PROVIDED MATERIAL:
————

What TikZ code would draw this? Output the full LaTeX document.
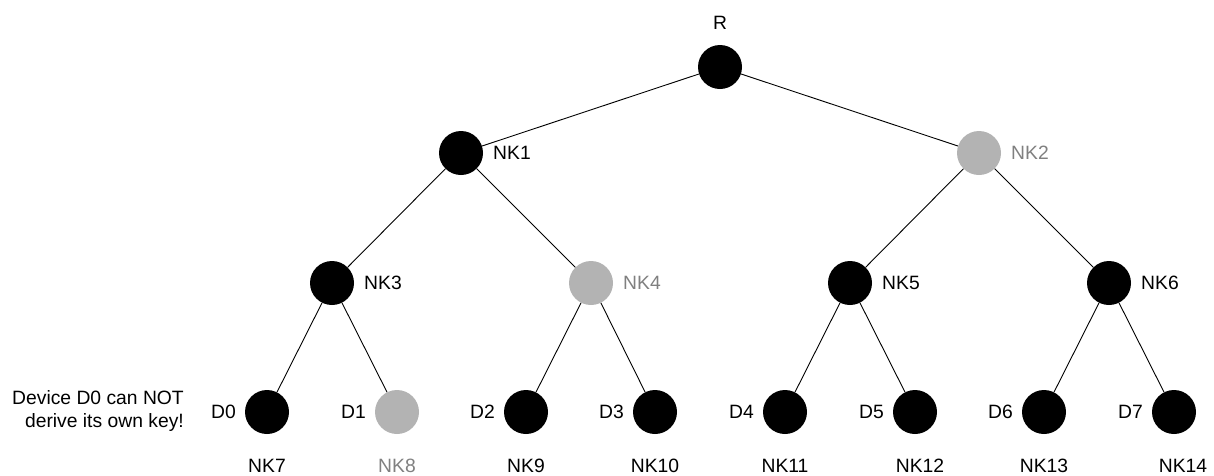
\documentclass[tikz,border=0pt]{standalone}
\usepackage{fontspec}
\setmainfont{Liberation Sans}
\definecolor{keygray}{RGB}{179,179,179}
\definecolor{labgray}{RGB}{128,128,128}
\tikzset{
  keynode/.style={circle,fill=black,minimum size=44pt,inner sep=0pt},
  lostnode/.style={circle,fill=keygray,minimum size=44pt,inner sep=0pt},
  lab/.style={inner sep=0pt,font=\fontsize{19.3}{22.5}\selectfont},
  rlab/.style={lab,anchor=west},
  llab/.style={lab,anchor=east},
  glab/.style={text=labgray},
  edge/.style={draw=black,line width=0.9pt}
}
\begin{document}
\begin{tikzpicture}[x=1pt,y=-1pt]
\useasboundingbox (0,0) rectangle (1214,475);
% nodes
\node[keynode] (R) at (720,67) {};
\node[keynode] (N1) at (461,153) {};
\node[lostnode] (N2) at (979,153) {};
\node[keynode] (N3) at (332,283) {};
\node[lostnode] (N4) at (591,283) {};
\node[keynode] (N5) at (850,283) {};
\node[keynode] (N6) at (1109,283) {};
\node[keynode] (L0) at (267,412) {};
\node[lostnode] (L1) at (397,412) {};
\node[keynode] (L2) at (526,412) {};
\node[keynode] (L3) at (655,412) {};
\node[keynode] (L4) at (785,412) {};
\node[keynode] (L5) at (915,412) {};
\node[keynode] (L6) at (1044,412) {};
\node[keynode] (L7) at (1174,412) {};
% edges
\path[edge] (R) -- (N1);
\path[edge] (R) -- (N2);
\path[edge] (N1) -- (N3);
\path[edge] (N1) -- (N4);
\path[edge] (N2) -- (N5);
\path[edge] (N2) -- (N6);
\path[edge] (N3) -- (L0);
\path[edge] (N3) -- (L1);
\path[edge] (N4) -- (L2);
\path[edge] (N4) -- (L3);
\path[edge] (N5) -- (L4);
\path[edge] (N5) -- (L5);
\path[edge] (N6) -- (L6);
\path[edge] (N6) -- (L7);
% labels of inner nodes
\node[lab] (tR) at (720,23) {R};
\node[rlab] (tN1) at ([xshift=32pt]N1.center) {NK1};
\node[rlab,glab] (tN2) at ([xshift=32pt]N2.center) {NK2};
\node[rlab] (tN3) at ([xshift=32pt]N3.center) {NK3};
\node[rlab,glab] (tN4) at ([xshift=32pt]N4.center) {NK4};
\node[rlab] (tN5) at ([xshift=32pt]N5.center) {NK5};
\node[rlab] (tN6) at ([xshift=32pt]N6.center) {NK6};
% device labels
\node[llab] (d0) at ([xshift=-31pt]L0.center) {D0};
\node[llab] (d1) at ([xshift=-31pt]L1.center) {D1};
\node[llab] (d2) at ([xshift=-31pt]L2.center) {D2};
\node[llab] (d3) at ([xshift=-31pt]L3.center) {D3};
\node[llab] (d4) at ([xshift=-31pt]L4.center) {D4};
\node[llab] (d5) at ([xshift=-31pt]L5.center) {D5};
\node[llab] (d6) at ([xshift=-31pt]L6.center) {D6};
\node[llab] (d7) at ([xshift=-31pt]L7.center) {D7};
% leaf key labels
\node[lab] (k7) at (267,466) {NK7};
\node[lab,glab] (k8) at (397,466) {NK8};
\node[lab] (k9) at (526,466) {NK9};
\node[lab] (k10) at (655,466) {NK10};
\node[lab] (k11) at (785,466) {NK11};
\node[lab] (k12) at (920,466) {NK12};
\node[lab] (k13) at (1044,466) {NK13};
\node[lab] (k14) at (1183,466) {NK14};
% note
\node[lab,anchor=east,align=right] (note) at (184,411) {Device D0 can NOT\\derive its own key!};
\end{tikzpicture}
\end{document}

————

PROBLEM DETAILS:
Which lines of the data above contain "draw"? Copy each one.

FULL OUTPUT:
What TikZ code would draw this? Output the full LaTeX document.
  edge/.style={draw=black,line width=0.9pt}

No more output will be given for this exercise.